REQUIREMENT — Write the material out again in full, exactly.

MATERIAL —
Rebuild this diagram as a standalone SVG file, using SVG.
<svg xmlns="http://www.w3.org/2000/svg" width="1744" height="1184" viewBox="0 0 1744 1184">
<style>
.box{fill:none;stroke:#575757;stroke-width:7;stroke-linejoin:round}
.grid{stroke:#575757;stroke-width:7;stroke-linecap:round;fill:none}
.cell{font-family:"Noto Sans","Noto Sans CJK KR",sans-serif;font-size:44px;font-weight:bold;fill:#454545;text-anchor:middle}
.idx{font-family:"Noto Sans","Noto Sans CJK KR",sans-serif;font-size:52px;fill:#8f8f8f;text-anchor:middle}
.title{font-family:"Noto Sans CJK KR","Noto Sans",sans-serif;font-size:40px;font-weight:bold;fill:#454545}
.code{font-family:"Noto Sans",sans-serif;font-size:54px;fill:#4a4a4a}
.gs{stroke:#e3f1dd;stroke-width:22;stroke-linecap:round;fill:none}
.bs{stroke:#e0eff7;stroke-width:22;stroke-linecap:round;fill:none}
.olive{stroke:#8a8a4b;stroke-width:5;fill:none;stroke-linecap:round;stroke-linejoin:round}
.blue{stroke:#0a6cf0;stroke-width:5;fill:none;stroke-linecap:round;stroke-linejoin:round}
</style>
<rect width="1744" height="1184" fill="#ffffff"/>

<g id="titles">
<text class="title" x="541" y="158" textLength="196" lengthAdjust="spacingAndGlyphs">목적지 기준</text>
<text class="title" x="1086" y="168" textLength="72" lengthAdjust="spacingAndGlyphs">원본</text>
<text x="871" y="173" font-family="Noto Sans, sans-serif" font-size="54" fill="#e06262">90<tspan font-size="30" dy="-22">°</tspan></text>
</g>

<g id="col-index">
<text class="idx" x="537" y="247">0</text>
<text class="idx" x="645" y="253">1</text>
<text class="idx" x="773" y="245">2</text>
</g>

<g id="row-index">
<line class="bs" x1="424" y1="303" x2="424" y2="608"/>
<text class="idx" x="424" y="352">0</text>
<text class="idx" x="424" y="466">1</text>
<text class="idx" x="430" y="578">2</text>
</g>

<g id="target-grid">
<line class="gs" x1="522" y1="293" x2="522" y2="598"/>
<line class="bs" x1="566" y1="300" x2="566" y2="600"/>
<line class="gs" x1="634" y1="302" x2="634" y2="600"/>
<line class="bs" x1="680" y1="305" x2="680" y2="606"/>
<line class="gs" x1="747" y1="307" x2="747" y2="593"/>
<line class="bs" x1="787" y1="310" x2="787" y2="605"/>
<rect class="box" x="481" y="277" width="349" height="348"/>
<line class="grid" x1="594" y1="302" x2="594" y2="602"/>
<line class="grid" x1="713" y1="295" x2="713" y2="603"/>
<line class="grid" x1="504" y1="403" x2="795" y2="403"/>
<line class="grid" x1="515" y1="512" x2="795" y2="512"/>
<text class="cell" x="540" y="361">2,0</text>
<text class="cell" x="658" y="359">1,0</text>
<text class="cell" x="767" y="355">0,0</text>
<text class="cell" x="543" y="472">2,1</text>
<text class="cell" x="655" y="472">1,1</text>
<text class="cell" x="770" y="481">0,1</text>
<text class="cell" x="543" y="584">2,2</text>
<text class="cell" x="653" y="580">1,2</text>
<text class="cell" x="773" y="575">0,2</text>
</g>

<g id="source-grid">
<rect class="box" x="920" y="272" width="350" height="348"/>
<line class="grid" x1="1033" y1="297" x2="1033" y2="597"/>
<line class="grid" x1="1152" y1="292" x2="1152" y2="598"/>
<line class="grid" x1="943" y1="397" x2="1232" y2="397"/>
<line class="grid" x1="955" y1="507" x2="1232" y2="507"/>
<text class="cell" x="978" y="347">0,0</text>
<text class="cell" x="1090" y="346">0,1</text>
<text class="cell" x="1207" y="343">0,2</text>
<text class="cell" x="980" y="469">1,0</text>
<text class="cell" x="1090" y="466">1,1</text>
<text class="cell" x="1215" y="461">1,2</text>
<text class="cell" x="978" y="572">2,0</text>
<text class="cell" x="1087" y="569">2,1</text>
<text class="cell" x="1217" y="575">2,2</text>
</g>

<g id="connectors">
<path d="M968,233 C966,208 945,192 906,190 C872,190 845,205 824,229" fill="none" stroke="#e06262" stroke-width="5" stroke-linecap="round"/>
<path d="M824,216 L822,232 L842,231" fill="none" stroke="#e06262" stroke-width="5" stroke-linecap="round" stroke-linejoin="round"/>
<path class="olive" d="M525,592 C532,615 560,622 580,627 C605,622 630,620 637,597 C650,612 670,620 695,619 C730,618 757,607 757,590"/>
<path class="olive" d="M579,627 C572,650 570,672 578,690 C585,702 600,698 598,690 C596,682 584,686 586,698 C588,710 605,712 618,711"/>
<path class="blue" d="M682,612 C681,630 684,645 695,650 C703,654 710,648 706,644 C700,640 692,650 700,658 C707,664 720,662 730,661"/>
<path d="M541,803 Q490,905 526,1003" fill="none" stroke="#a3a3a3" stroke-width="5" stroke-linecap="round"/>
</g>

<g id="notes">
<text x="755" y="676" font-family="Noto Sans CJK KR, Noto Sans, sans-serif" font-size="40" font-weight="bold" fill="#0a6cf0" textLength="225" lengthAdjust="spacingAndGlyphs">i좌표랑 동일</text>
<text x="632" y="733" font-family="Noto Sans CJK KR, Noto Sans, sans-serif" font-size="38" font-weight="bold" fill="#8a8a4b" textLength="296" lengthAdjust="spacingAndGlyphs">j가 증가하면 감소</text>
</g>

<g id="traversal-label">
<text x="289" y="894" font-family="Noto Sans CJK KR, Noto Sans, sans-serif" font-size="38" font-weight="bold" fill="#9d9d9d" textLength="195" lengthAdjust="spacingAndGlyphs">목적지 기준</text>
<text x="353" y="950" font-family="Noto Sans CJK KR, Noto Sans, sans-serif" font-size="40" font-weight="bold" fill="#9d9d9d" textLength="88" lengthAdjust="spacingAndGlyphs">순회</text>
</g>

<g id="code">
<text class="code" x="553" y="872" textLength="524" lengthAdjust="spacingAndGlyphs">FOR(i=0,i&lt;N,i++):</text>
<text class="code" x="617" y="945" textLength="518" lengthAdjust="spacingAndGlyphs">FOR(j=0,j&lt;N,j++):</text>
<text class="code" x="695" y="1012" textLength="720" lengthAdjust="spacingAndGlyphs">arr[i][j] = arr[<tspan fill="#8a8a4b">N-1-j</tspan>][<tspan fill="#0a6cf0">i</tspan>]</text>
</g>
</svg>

EXERCISE SOLUTION —
Rebuild this diagram as a standalone SVG file, using SVG.
<svg xmlns="http://www.w3.org/2000/svg" width="1744" height="1184" viewBox="0 0 1744 1184">
<style>
.box{fill:none;stroke:#575757;stroke-width:7;stroke-linejoin:round}
.grid{stroke:#575757;stroke-width:7;stroke-linecap:round;fill:none}
.cell{font-family:"Noto Sans","Noto Sans CJK KR",sans-serif;font-size:44px;font-weight:bold;fill:#454545;text-anchor:middle}
.idx{font-family:"Noto Sans","Noto Sans CJK KR",sans-serif;font-size:52px;fill:#8f8f8f;text-anchor:middle}
.title{font-family:"Noto Sans CJK KR","Noto Sans",sans-serif;font-size:40px;font-weight:bold;fill:#454545}
.code{font-family:"Noto Sans",sans-serif;font-size:54px;fill:#4a4a4a}
.gs{stroke:#e3f1dd;stroke-width:22;stroke-linecap:round;fill:none}
.bs{stroke:#e0eff7;stroke-width:22;stroke-linecap:round;fill:none}
.olive{stroke:#8a8a4b;stroke-width:5;fill:none;stroke-linecap:round;stroke-linejoin:round}
.blue{stroke:#0a6cf0;stroke-width:5;fill:none;stroke-linecap:round;stroke-linejoin:round}
</style>
<rect width="1744" height="1184" fill="#ffffff"/>

<g id="titles">
<text class="title" x="541" y="158" textLength="196" lengthAdjust="spacingAndGlyphs">목적지 기준</text>
<text class="title" x="1086" y="168" textLength="72" lengthAdjust="spacingAndGlyphs">원본</text>
<text x="871" y="173" font-family="Noto Sans, sans-serif" font-size="54" fill="#e06262">90<tspan font-size="30" dy="-22">°</tspan></text>
</g>

<g id="col-index">
<text class="idx" x="537" y="247">0</text>
<text class="idx" x="645" y="253">1</text>
<text class="idx" x="773" y="245">2</text>
</g>

<g id="row-index">
<line class="bs" x1="424" y1="303" x2="424" y2="608"/>
<text class="idx" x="424" y="352">0</text>
<text class="idx" x="424" y="466">1</text>
<text class="idx" x="430" y="578">2</text>
</g>

<g id="target-grid">
<line class="gs" x1="522" y1="293" x2="522" y2="598"/>
<line class="bs" x1="566" y1="300" x2="566" y2="600"/>
<line class="gs" x1="634" y1="302" x2="634" y2="600"/>
<line class="bs" x1="680" y1="305" x2="680" y2="606"/>
<line class="gs" x1="747" y1="307" x2="747" y2="593"/>
<line class="bs" x1="787" y1="310" x2="787" y2="605"/>
<rect class="box" x="481" y="277" width="349" height="348"/>
<line class="grid" x1="594" y1="302" x2="594" y2="602"/>
<line class="grid" x1="713" y1="295" x2="713" y2="603"/>
<line class="grid" x1="504" y1="403" x2="795" y2="403"/>
<line class="grid" x1="515" y1="512" x2="795" y2="512"/>
<text class="cell" x="540" y="361">2,0</text>
<text class="cell" x="658" y="359">1,0</text>
<text class="cell" x="767" y="355">0,0</text>
<text class="cell" x="543" y="472">2,1</text>
<text class="cell" x="655" y="472">1,1</text>
<text class="cell" x="770" y="481">0,1</text>
<text class="cell" x="543" y="584">2,2</text>
<text class="cell" x="653" y="580">1,2</text>
<text class="cell" x="773" y="575">0,2</text>
</g>

<g id="source-grid">
<rect class="box" x="920" y="272" width="350" height="348"/>
<line class="grid" x1="1033" y1="297" x2="1033" y2="597"/>
<line class="grid" x1="1152" y1="292" x2="1152" y2="598"/>
<line class="grid" x1="943" y1="397" x2="1232" y2="397"/>
<line class="grid" x1="955" y1="507" x2="1232" y2="507"/>
<text class="cell" x="978" y="347">0,0</text>
<text class="cell" x="1090" y="346">0,1</text>
<text class="cell" x="1207" y="343">0,2</text>
<text class="cell" x="980" y="469">1,0</text>
<text class="cell" x="1090" y="466">1,1</text>
<text class="cell" x="1215" y="461">1,2</text>
<text class="cell" x="978" y="572">2,0</text>
<text class="cell" x="1087" y="569">2,1</text>
<text class="cell" x="1217" y="575">2,2</text>
</g>

<g id="connectors">
<path d="M968,233 C966,208 945,192 906,190 C872,190 845,205 824,229" fill="none" stroke="#e06262" stroke-width="5" stroke-linecap="round"/>
<path d="M824,216 L822,232 L842,231" fill="none" stroke="#e06262" stroke-width="5" stroke-linecap="round" stroke-linejoin="round"/>
<path class="olive" d="M525,592 C532,615 560,622 580,627 C605,622 630,620 637,597 C650,612 670,620 695,619 C730,618 757,607 757,590"/>
<path class="olive" d="M579,627 C572,650 570,672 578,690 C585,702 600,698 598,690 C596,682 584,686 586,698 C588,710 605,712 618,711"/>
<path class="blue" d="M682,612 C681,630 684,645 695,650 C703,654 710,648 706,644 C700,640 692,650 700,658 C707,664 720,662 730,661"/>
<path d="M541,803 Q490,905 526,1003" fill="none" stroke="#a3a3a3" stroke-width="5" stroke-linecap="round"/>
</g>

<g id="notes">
<text x="755" y="676" font-family="Noto Sans CJK KR, Noto Sans, sans-serif" font-size="40" font-weight="bold" fill="#0a6cf0" textLength="225" lengthAdjust="spacingAndGlyphs">i좌표랑 동일</text>
<text x="632" y="733" font-family="Noto Sans CJK KR, Noto Sans, sans-serif" font-size="38" font-weight="bold" fill="#8a8a4b" textLength="296" lengthAdjust="spacingAndGlyphs">j가 증가하면 감소</text>
</g>

<g id="traversal-label">
<text x="289" y="894" font-family="Noto Sans CJK KR, Noto Sans, sans-serif" font-size="38" font-weight="bold" fill="#9d9d9d" textLength="195" lengthAdjust="spacingAndGlyphs">목적지 기준</text>
<text x="353" y="950" font-family="Noto Sans CJK KR, Noto Sans, sans-serif" font-size="40" font-weight="bold" fill="#9d9d9d" textLength="88" lengthAdjust="spacingAndGlyphs">순회</text>
</g>

<g id="code">
<text class="code" x="553" y="872" textLength="524" lengthAdjust="spacingAndGlyphs">FOR(i=0,i&lt;N,i++):</text>
<text class="code" x="617" y="945" textLength="518" lengthAdjust="spacingAndGlyphs">FOR(j=0,j&lt;N,j++):</text>
<text class="code" x="695" y="1012" textLength="720" lengthAdjust="spacingAndGlyphs">arr[i][j] = arr[<tspan fill="#8a8a4b">N-1-j</tspan>][<tspan fill="#0a6cf0">i</tspan>]</text>
</g>
</svg>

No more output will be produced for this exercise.